Exercise details:
Line by line, repeat the data below exactly, beginning at the first line and ending at the line with "ax = fig.add_axes([103". Omit pictures.

——————————

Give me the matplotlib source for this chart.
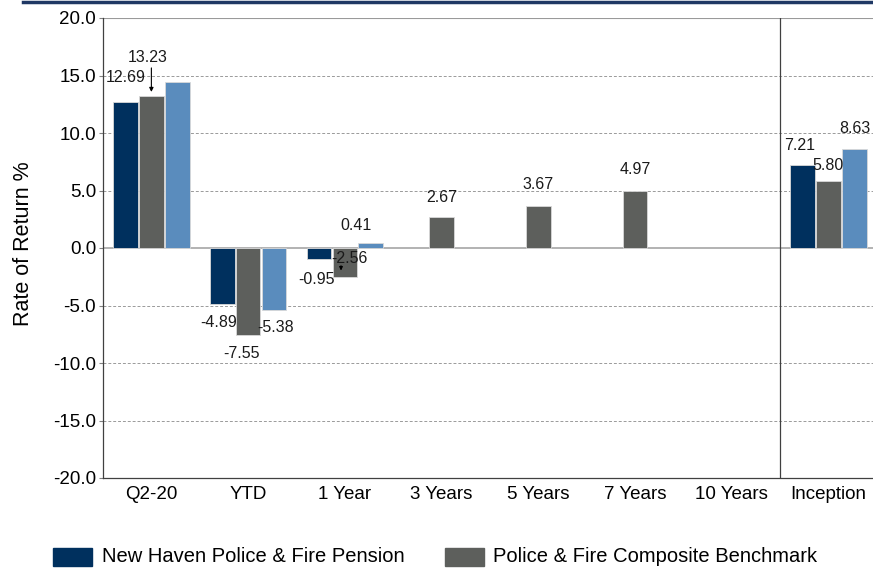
import matplotlib
matplotlib.use("Agg")
import matplotlib.pyplot as plt
from matplotlib.patches import Rectangle
import numpy as np

categories = ["Q2-20", "YTD", "1 Year", "3 Years", "5 Years", "7 Years", "10 Years", "Inception"]
pension = [12.69, -4.89, -0.95, np.nan, np.nan, np.nan, np.nan, 7.21]
benchmark = [13.23, -7.55, -2.56, 2.67, 3.67, 4.97, np.nan, 5.80]
third = [14.43, -5.38, 0.41, np.nan, np.nan, np.nan, np.nan, 8.63]
series_names = ["New Haven Police & Fire Pension", "Police & Fire Composite Benchmark"]
yticks = [20, 15, 10, 5, 0, -5, -10, -15, -20]

# label positions (data coords) per series/category, None = no label
pension_lbl = [(-0.27, 14.8), (-0.31, -6.5), (-0.29, -2.7), None, None, None, None, (-0.3, 8.95)]
bench_lbl = [(-0.04, 16.6), (-0.07, -9.2), (0.05, -0.87), (0, 4.43), (0, 5.5), (0, 6.8), None, (-0.01, 7.2)]
third_lbl = [None, (0.28, -6.95), (0.12, 2.0), None, None, None, None, (0.27, 10.4)]

plt.rcParams["font.family"] = ["Liberation Sans", "DejaVu Sans"]

navy = "#00305E"
gray = "#5D5F5C"
blue = "#5A8CBD"

fig = plt.figure(figsize=(8.73, 5.72), dpi=100)
W, H = 873, 572
ax = fig.add_axes([103 / W, 1 - 478 / H, (877 - 103) / W, (478 - 18) / H])

x = np.arange(len(categories))
bw = 0.255
off = 0.268
ax.bar(x - off, pension, bw, color=navy, edgecolor="#d9d9d9", linewidth=0.6, zorder=3)
ax.bar(x, benchmark, bw, color=gray, edgecolor="#d9d9d9", linewidth=0.6, zorder=3)
ax.bar(x + off, third, bw, color=blue, edgecolor="#d9d9d9", linewidth=0.6, zorder=3)

ax.set_xlim(-0.5, 7.5)
ax.set_ylim(-20, 20)
ax.set_yticks(yticks)
ax.set_yticklabels([f"{v:.1f}" for v in yticks], fontsize=13.5)
ax.set_xticks(x)
ax.set_xticklabels(categories, fontsize=13.5)
ax.tick_params(axis="y", length=3, color="#808080", pad=2)
ax.tick_params(axis="x", length=0, pad=6)

for v in yticks:
    if v in (20, -20):
        continue
    if v == 0:
        ax.axhline(0, color="#a6a6a6", linewidth=1.2, zorder=1)
    else:
        ax.axhline(v, color="#9a9a9a", linewidth=0.7, linestyle=(0, (3, 2)), zorder=1)
ax.axhline(20, color="#9a9a9a", linewidth=0.8, zorder=1)

for s in ["top", "right"]:
    ax.spines[s].set_visible(False)
for s in ["left", "bottom"]:
    ax.spines[s].set_color("#404040")
    ax.spines[s].set_linewidth(0.9)

ax.axvline(6.5, color="#404040", linewidth=0.9, zorder=2)

def put(vals, lbls):
    for i, (v, l) in enumerate(zip(vals, lbls)):
        if l is None or np.isnan(v):
            continue
        ax.text(i + l[0], l[1], f"{v:.2f}", ha="center", va="center", fontsize=11.5, color="#1a1a1a", zorder=5)

put(pension, pension_lbl)
put(benchmark, bench_lbl)
put(third, third_lbl)

# leader arrows
ax.annotate("", xy=(0, benchmark[0] + 0.1), xytext=(0, 15.9),
            arrowprops=dict(arrowstyle="-|>", color="black", lw=0.8, mutation_scale=6), zorder=5)
ax.annotate("", xy=(1.96, -2.2), xytext=(1.96, -1.3),
            arrowprops=dict(arrowstyle="-|>", color="black", lw=0.8, mutation_scale=5), zorder=5)

ax.set_ylabel("Rate of Return %", fontsize=15.5)
ax.yaxis.set_label_coords(-(103 - 34) / (877 - 103), 0.51)

# top border line
fig.add_artist(plt.Line2D([23 / W, 1], [1 - 1.5 / H, 1 - 1.5 / H], color="#1F3864", linewidth=2.5))

# legend
for (x0, tx, c, nm) in [(53, 102, navy, series_names[0]), (445, 493, gray, series_names[1])]:
    fig.add_artist(Rectangle((x0 / W, 1 - 566 / H), 39 / W, 18 / H, color=c, transform=fig.transFigure))
    fig.text(tx / W, 1 - 557 / H, nm, fontsize=14.5, va="center", ha="left")

fig.savefig("out.png", dpi=100)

——————————

Solution:
Give me the matplotlib source for this chart.
import matplotlib
matplotlib.use("Agg")
import matplotlib.pyplot as plt
from matplotlib.patches import Rectangle
import numpy as np

categories = ["Q2-20", "YTD", "1 Year", "3 Years", "5 Years", "7 Years", "10 Years", "Inception"]
pension = [12.69, -4.89, -0.95, np.nan, np.nan, np.nan, np.nan, 7.21]
benchmark = [13.23, -7.55, -2.56, 2.67, 3.67, 4.97, np.nan, 5.80]
third = [14.43, -5.38, 0.41, np.nan, np.nan, np.nan, np.nan, 8.63]
series_names = ["New Haven Police & Fire Pension", "Police & Fire Composite Benchmark"]
yticks = [20, 15, 10, 5, 0, -5, -10, -15, -20]

# label positions (data coords) per series/category, None = no label
pension_lbl = [(-0.27, 14.8), (-0.31, -6.5), (-0.29, -2.7), None, None, None, None, (-0.3, 8.95)]
bench_lbl = [(-0.04, 16.6), (-0.07, -9.2), (0.05, -0.87), (0, 4.43), (0, 5.5), (0, 6.8), None, (-0.01, 7.2)]
third_lbl = [None, (0.28, -6.95), (0.12, 2.0), None, None, None, None, (0.27, 10.4)]

plt.rcParams["font.family"] = ["Liberation Sans", "DejaVu Sans"]

navy = "#00305E"
gray = "#5D5F5C"
blue = "#5A8CBD"

fig = plt.figure(figsize=(8.73, 5.72), dpi=100)
W, H = 873, 572
ax = fig.add_axes([103 / W, 1 - 478 / H, (877 - 103) / W, (478 - 18) / H])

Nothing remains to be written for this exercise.